Incidentally, Whitman still refuses to pull her now utterly debunked attack ad on Brown, but is trying to get TV stations to stop airing the California Teachers Association's tough new ad against her, which says her budget plan would lead to big new education cuts. CTA says, nothing doing. Whitman promises $15 billion in new budget cuts, on top of the big Schwarzenegger cuts, and the elimination of 40,000 state jobs, but refuses to say where she'd take all that from.

I don't know if the CTA charges are accurate or not -- it's hard to say, given the illogical mess of a "budget program" that Whitman has put out -- but they are certainly more accurate than the nonsense she and her merry band of pricey professional prevaricators are spewing.

The former Goldman Sachs director evidently believes in all the free speech that her money can buy.

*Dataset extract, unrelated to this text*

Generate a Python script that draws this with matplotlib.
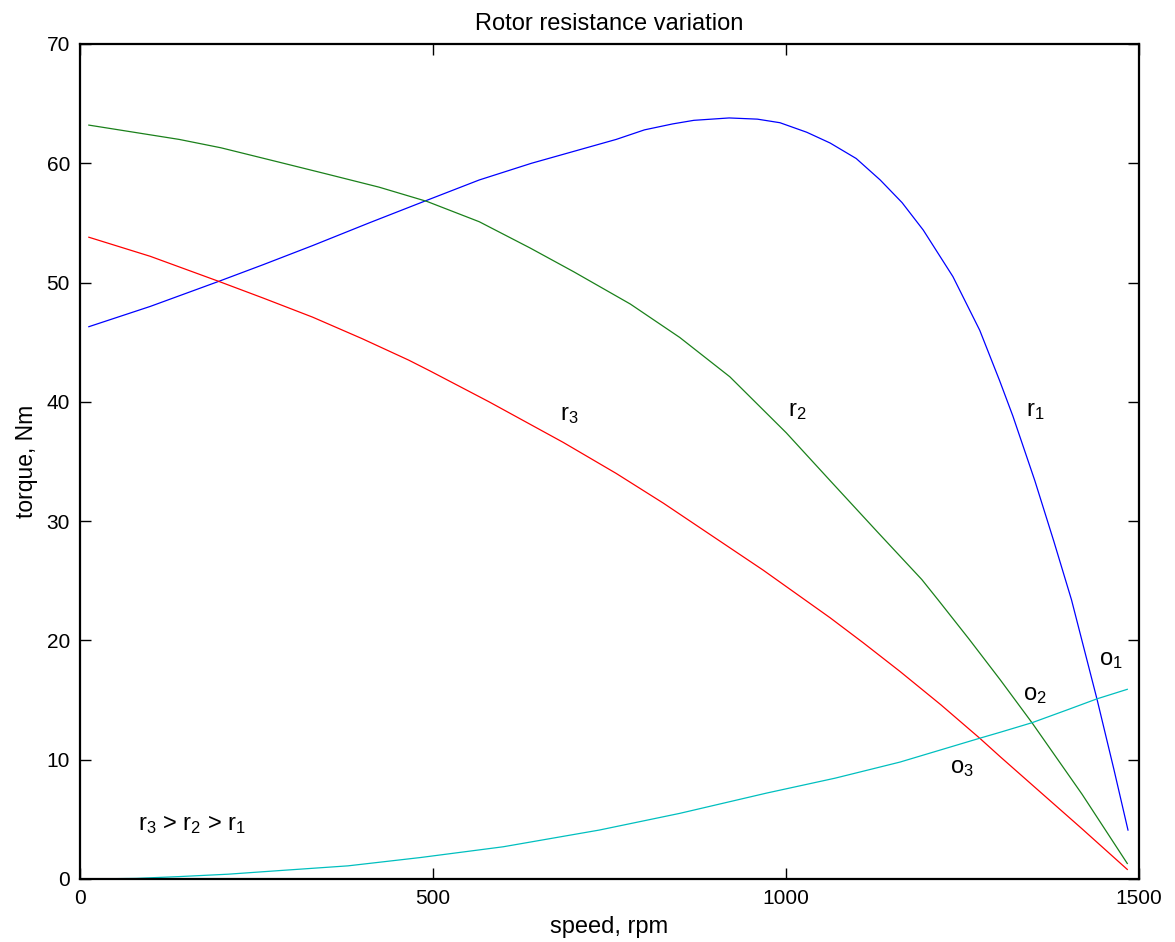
import matplotlib
matplotlib.use("Agg")
import matplotlib.pyplot as plt

plt.rcParams['font.family'] = ['Liberation Sans', 'DejaVu Sans']
plt.rcParams['mathtext.default'] = 'regular'

# values
speed_r1 = [13, 100, 197, 260, 330, 410, 492, 566, 640, 700, 760, 800, 840, 870, 920, 960, 992,
            1030, 1063, 1100, 1134, 1165, 1195, 1237, 1275, 1303, 1322, 1353, 1380, 1405, 1441, 1465, 1485]
torque_r1 = [46.3, 48.0, 50.1, 51.5, 53.1, 55.0, 56.9, 58.6, 60.0, 61.0, 62.0, 62.8, 63.3, 63.6, 63.8, 63.7, 63.4,
             62.6, 61.7, 60.4, 58.6, 56.7, 54.4, 50.5, 46.0, 41.8, 38.8, 33.4, 28.3, 23.4, 15.1, 9.2, 4.1]

speed_r2 = [13, 141, 200, 282, 350, 424, 492, 566, 638, 700, 780, 850, 921, 1001, 1063, 1130, 1193,
            1216, 1260, 1304, 1349, 1420, 1484]
torque_r2 = [63.2, 62.0, 61.3, 60.1, 59.1, 58.0, 56.8, 55.1, 52.9, 50.9, 48.2, 45.4, 42.1, 37.4, 33.4, 29.1, 25.1,
             23.4, 20.1, 16.7, 13.1, 7.1, 1.3]

speed_r3 = [13, 100, 197, 260, 330, 400, 466, 496, 580, 685, 760, 827, 900, 968, 1063, 1110, 1162,
            1220, 1275, 1304, 1350, 1420, 1484]
torque_r3 = [53.8, 52.2, 50.1, 48.7, 47.1, 45.3, 43.5, 42.6, 40.0, 36.6, 34.0, 31.5, 28.6, 25.9, 21.9, 19.8, 17.4,
             14.6, 11.8, 10.25, 7.85, 4.2, 0.8]

speed_load = [13, 80, 141, 210, 282, 380, 483, 600, 736, 850, 973, 1070, 1162, 1275, 1304, 1349, 1400, 1441, 1484]
torque_load = [0.0, 0.05, 0.2, 0.4, 0.7, 1.1, 1.8, 2.7, 4.1, 5.5, 7.2, 8.45, 9.8, 11.8, 12.3, 13.1, 14.2, 15.1, 15.9]

curve_labels = [('r', '1', 1340, 38.8), ('r', '2', 1003, 38.8), ('r', '3', 680, 38.5),
                ('o', '1', 1444, 17.9), ('o', '2', 1336, 15.0), ('o', '3', 1233, 8.9)]

fig = plt.figure(figsize=(11.75, 9.42), dpi=100)
ax = fig.add_axes([0.0678, 0.0669, 0.9012, 0.8864])

ax.plot(speed_r1, torque_r1, color=(0, 0, 1), lw=0.9)
ax.plot(speed_r2, torque_r2, color=(0.1, 0.5, 0.1), lw=0.9)
ax.plot(speed_r3, torque_r3, color=(1, 0, 0), lw=0.9)
ax.plot(speed_load, torque_load, color=(0, 0.75, 0.75), lw=0.9)

for base, sub, x, y in curve_labels:
    ax.text(x, y, base + '$_{' + sub + '}$', fontsize=17, ha='left', va='baseline')
ax.text(82, 4.1, 'r$_3$ > r$_2$ > r$_1$', fontsize=17, ha='left', va='baseline')

ax.set_xlim(0, 1500)
ax.set_ylim(0, 70)
ax.set_xticks([0, 500, 1000, 1500])
ax.set_yticks(range(0, 71, 10))
ax.tick_params(direction='in', length=8, width=1, top=True, right=True, labelsize=15, pad=7)
for s in ax.spines.values():
    s.set_linewidth(1.6)

ax.set_xlabel('speed, rpm', fontsize=17, labelpad=6)
ax.set_ylabel('torque, Nm', fontsize=16.5, labelpad=6)
ax.set_title('Rotor resistance variation', fontsize=17, pad=10)

fig.savefig('out.png', dpi=100)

And that of her allies, who are spending additional millions from undisclosed sources through three business groups to attack Brown, mirroring her own discredited charges.

Whitman, incidentally, has shattered the old record for self-funding in a political campaign, previously some $109 million by New York Mayor Michael Bloomberg in his re-election to a third term last year. No one in the history of the United States has spent more money on his or her campaign, for any office, including the presidency, than Meg Whitman.

She put another $15 million into her campaign on Tuesday night. That brings her official total to $119 million. But as I've previously reported, she's spent more on her campaign than she has reported, so her real total is over $121 million.

Whitman did not report much of her early spending, including at least a million dollars spent on consultants, research, and travel, and more than a million paid to chief strategist Mike Murphy two days after he cut ties with Whitman's primary opponent, Steve Poizner. That payment, which looks much more like a pay-off, was purportedly for Whitman's credit-free Hollywood production company.

Whitman had already broken Bloomberg's campaign spending record for the biggest spending non-presidential campaign in American history. (Virtually all his spending came from his own pocket.) Whitman is well over $125 million and obviously still counting.

Whitman may as well keep spending her fortune. She is already all-in on her mega-money Big Lie campaign.